Assam
Birthplace of Indian tea industry producing half of national output while managing annual Brahmaputra floods
The Brahmaputra River does not merely pass through Assam—it defines it, flooding 40% of the state's land annually while depositing the fertile alluvium that made this region India's tea capital. This dual identity of abundance and vulnerability has shaped Assam for centuries.
The Ahom dynasty, migrating from present-day Myanmar in 1228, established one of India's longest-ruling kingdoms—598 years of unbroken sovereignty. Their genius lay in governance: a proto-constitutional monarchy where five ministers could check or even remove the king. The Ahoms defeated Mughal invasions seventeen times, including the decisive Battle of Saraighat in 1671, and gave their name to the state itself. When British colonizers arrived following the Treaty of Yandabo in 1826, they discovered wild tea plants in the upper Brahmaputra valley.
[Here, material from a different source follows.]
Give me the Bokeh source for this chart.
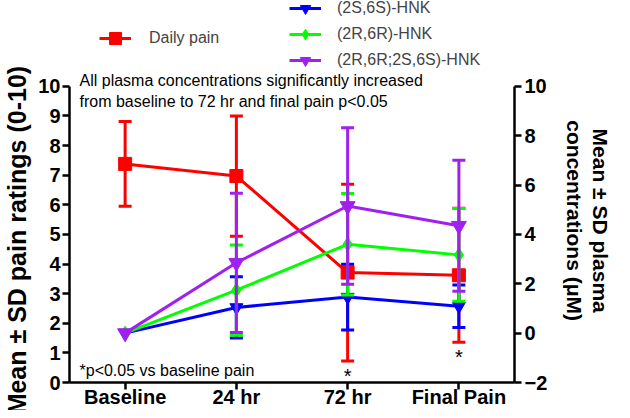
from bokeh.plotting import figure
from bokeh.models import (Range1d, LinearAxis, FixedTicker, Legend, LegendItem,
                          Label, ColumnDataSource, FactorRange)
from bokeh.embed import file_html
from bokeh.resources import INLINE
from bokeh.core.properties import value

# ---------------- data ----------------
categories = ["Baseline", "24 hr", "72 hr", "Final Pain"]

pain_mean = [7.38, 6.97, 3.71, 3.62]
pain_sd = [1.43, 2.03, 2.98, 2.26]
pain_sig = ["", "", "*", "*"]

ss_mean = [0.0, 1.04, 1.46, 1.09]      # (2S,6S)-HNK
ss_sd = [0.0, 1.24, 1.33, 0.86]
rr_mean = [0.0, 1.74, 3.60, 3.17]      # (2R,6R)-HNK
rr_sd = [0.0, 1.83, 2.06, 1.88]
mix_mean = [0.0, 2.85, 5.15, 4.35]     # (2R,6R;2S,6S)-HNK
mix_sd = [0.0, 2.82, 3.17, 2.65]

left_ticks = [0, 1, 2, 3, 4, 5, 6, 7, 8, 9, 10]
right_ticks = [-2, 0, 2, 4, 6, 8, 10]
left_bounds = (0, 10)
right_bounds = (-2, 10)

left_title = "Mean ± SD pain ratings (0-10)"
right_title = ["Mean ± SD plasma", "concentrations (μM)"]

FONT = "Liberation Sans"
NBSP = "\u00a0"

# ---------------- layout ----------------
FIG_W, FIG_H = 614, 410
BORDER_BOTTOM = 27
FRAME_H = FIG_H - BORDER_BOTTOM          # frame spans the full height above the x axis
AXIS_TOP_PX = 86                         # pixel row of the top of both y axes

left_px = (FRAME_H - AXIS_TOP_PX) / (left_bounds[1] - left_bounds[0])
right_px = (FRAME_H - AXIS_TOP_PX) / (right_bounds[1] - right_bounds[0])
left_top = left_bounds[1] + AXIS_TOP_PX / left_px
right_top = right_bounds[1] + AXIS_TOP_PX / right_px

p = figure(width=FIG_W, height=FIG_H, x_range=FactorRange(*categories),
           y_range=Range1d(left_bounds[0], left_top), output_backend="svg",
           toolbar_location=None, min_border_left=63, min_border_right=99,
           min_border_top=0, min_border_bottom=BORDER_BOTTOM)
p.extra_y_ranges = {"conc": Range1d(right_bounds[0], right_top)}
p.outline_line_color = None
p.xgrid.visible = False
p.ygrid.visible = False


def style_axis(ax, size="20px"):
    ax.axis_line_width = 2.5
    ax.major_tick_line_width = 2.5
    ax.major_tick_in = 0
    ax.major_tick_out = 7
    ax.minor_tick_line_color = None
    ax.minor_tick_in = 0
    ax.minor_tick_out = 0
    ax.major_label_text_font = FONT
    ax.major_label_text_font_style = "bold"
    ax.major_label_text_font_size = size
    ax.major_label_text_color = "black"
    ax.axis_label_text_font = FONT
    ax.axis_label_text_font_style = "bold"
    ax.axis_label_text_color = "black"


xa = p.xaxis[0]
style_axis(xa)
xa.major_label_standoff = -4

# axis titles are centred on the whole (tall) frame; non-breaking spaces shift
# them so they sit centred on the drawn part of each axis
ya = p.yaxis[0]
style_axis(ya)
ya.bounds = left_bounds
ya.ticker = FixedTicker(ticks=left_ticks)
ya.major_label_standoff = 2
ya.axis_label = left_title + NBSP * 14
ya.axis_label_text_font_size = "25px"
ya.axis_label_standoff = 4

ra = LinearAxis(y_range_name="conc", ticker=FixedTicker(ticks=right_ticks),
                bounds=right_bounds)
style_axis(ra)
ra.major_label_standoff = 3
p.add_layout(ra, "right")

# the two lines of the right-hand title, innermost line first
for line, standoff in [(right_title[1], 12), (right_title[0], 0)]:
    t_ax = LinearAxis(y_range_name="conc", ticker=FixedTicker(ticks=[]),
                      bounds=right_bounds)
    style_axis(t_ax)
    t_ax.axis_line_color = None
    t_ax.major_tick_line_color = None
    t_ax.major_tick_out = 0
    t_ax.major_label_standoff = 0
    t_ax.axis_label = NBSP * 10 + line
    t_ax.axis_label_text_font_size = "21px"
    t_ax.axis_label_standoff = standoff
    p.add_layout(t_ax, "right")

series = [
    dict(name="Daily pain", mean=pain_mean, sd=pain_sd, color="#FF0000",
         marker="square", size=13, rng="default"),
    dict(name="(2S,6S)-HNK", mean=ss_mean, sd=ss_sd, color="#0000FF",
         marker="inverted_triangle", size=13, rng="conc"),
    dict(name="(2R,6R)-HNK", mean=rr_mean, sd=rr_sd, color="#00FF00",
         marker="diamond", size=14, rng="conc"),
    dict(name="(2R,6R;2S,6S)-HNK", mean=mix_mean, sd=mix_sd, color="#A020F0",
         marker="inverted_triangle", size=15, rng="conc"),
]

handles = {}
for s in series:
    bars = [(c, m - d, m + d) for c, m, d in zip(categories, s["mean"], s["sd"]) if d > 0]
    esrc = ColumnDataSource(dict(x=[b[0] for b in bars], lo=[b[1] for b in bars],
                                 hi=[b[2] for b in bars]))
    src = ColumnDataSource(dict(x=categories, y=s["mean"]))
    p.segment(x0="x", y0="lo", x1="x", y1="hi", source=esrc, line_color=s["color"],
              line_width=3, y_range_name=s["rng"])
    for key in ("lo", "hi"):
        p.scatter(x="x", y=key, source=esrc, marker="dash", size=13,
                  line_color=s["color"], line_width=3, y_range_name=s["rng"])
    ln = p.line(x="x", y="y", source=src, line_color=s["color"], line_width=3,
                y_range_name=s["rng"])
    mk = p.scatter(x="x", y="y", source=src, marker=s["marker"], size=s["size"],
                   fill_color=s["color"], line_color=s["color"], line_width=1,
                   y_range_name=s["rng"])
    handles[s["name"]] = [ln, mk]

# significance asterisks below the pain error bars
sig_x = [c for c, g in zip(categories, pain_sig) if g]
sig_y = [m - d for m, d, g in zip(pain_mean, pain_sd, pain_sig) if g]
sig_t = [g for g in pain_sig if g]
p.text(x=sig_x, y=sig_y, text=sig_t, text_font=value(FONT), text_font_size=value("20px"),
       text_align="center", text_baseline="top", y_offset=4, text_color="black")


# legends (positions in pixels from the frame's bottom-left corner)
def make_legend(names, x_px, top_px, gh, standoff):
    height = gh * len(names)
    lg = Legend(items=[LegendItem(label=n, renderers=handles[n]) for n in names],
                location=(x_px, FRAME_H - top_px - height), orientation="vertical",
                glyph_width=32, glyph_height=gh, label_standoff=standoff,
                padding=0, margin=0, spacing=0, border_line_color=None,
                background_fill_alpha=0, label_text_font=FONT,
                label_text_font_size="16px", label_height=gh)
    return lg


p.add_layout(make_legend(["Daily pain"], 30, 24, 30, 18))
p.add_layout(make_legend(["(2S,6S)-HNK", "(2R,6R)-HNK", "(2R,6R;2S,6S)-HNK"],
                         220, -4, 26, 16))

# annotations
for txt, yy in [("All plasma concentrations significantly increased", 10.2),
                ("from baseline to 72 hr and final pain p<0.05", 9.47),
                ("*p<0.05 vs baseline pain", 0.41)]:
    p.add_layout(Label(x=10, y=yy, x_units="screen", y_units="data", text=txt,
                       text_font=FONT, text_font_size="16px", text_baseline="middle",
                       text_color="black"))

open("out.html", "w").write(file_html(p, INLINE))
By 1839, commercial cultivation had begun, transforming Assam into the world's single largest tea-growing region.
British rule reshaped Assam's demographics as colonial administrators imported labor from Bihar and Odisha for tea estates while migration from Bengal continued unchecked. This demographic pressure erupted in 1979 when the All Assam Students Union launched a six-year movement demanding detection and deportation of illegal migrants. The agitation paralyzed governance, culminated in the 1983 Nellie massacre, and ended only with the 1985 Assam Accord—setting March 1971 as the citizenship cutoff date. That unresolved tension resurfaced in 2019 when the National Register of Citizens update excluded 1.9 million residents.
Present-day Assam produces roughly half of India's tea—650 million kilograms in 2024 from 850 estates and countless smallholders employing millions. The Guwahati Tea Auction Centre broke records in 2025. Yet climate volatility threatens aging tea bushes, some exceeding a century old. Meanwhile, the Brahmaputra continues its annual destruction—the 2022 floods alone caused Rs.10,000 crore in losses—while erosion has consumed 427,000 hectares since 1950.
Assam's 2026 trajectory hinges on geography. India's Act East Policy positions the state as the gateway to Southeast Asian markets of 800 million consumers. The Bogibeel Bridge, expanded rail networks reaching Arunachal and Manipur, and planned corridors to Bangladesh's Chittagong port promise to transform a peripheral state into a continental trade hub.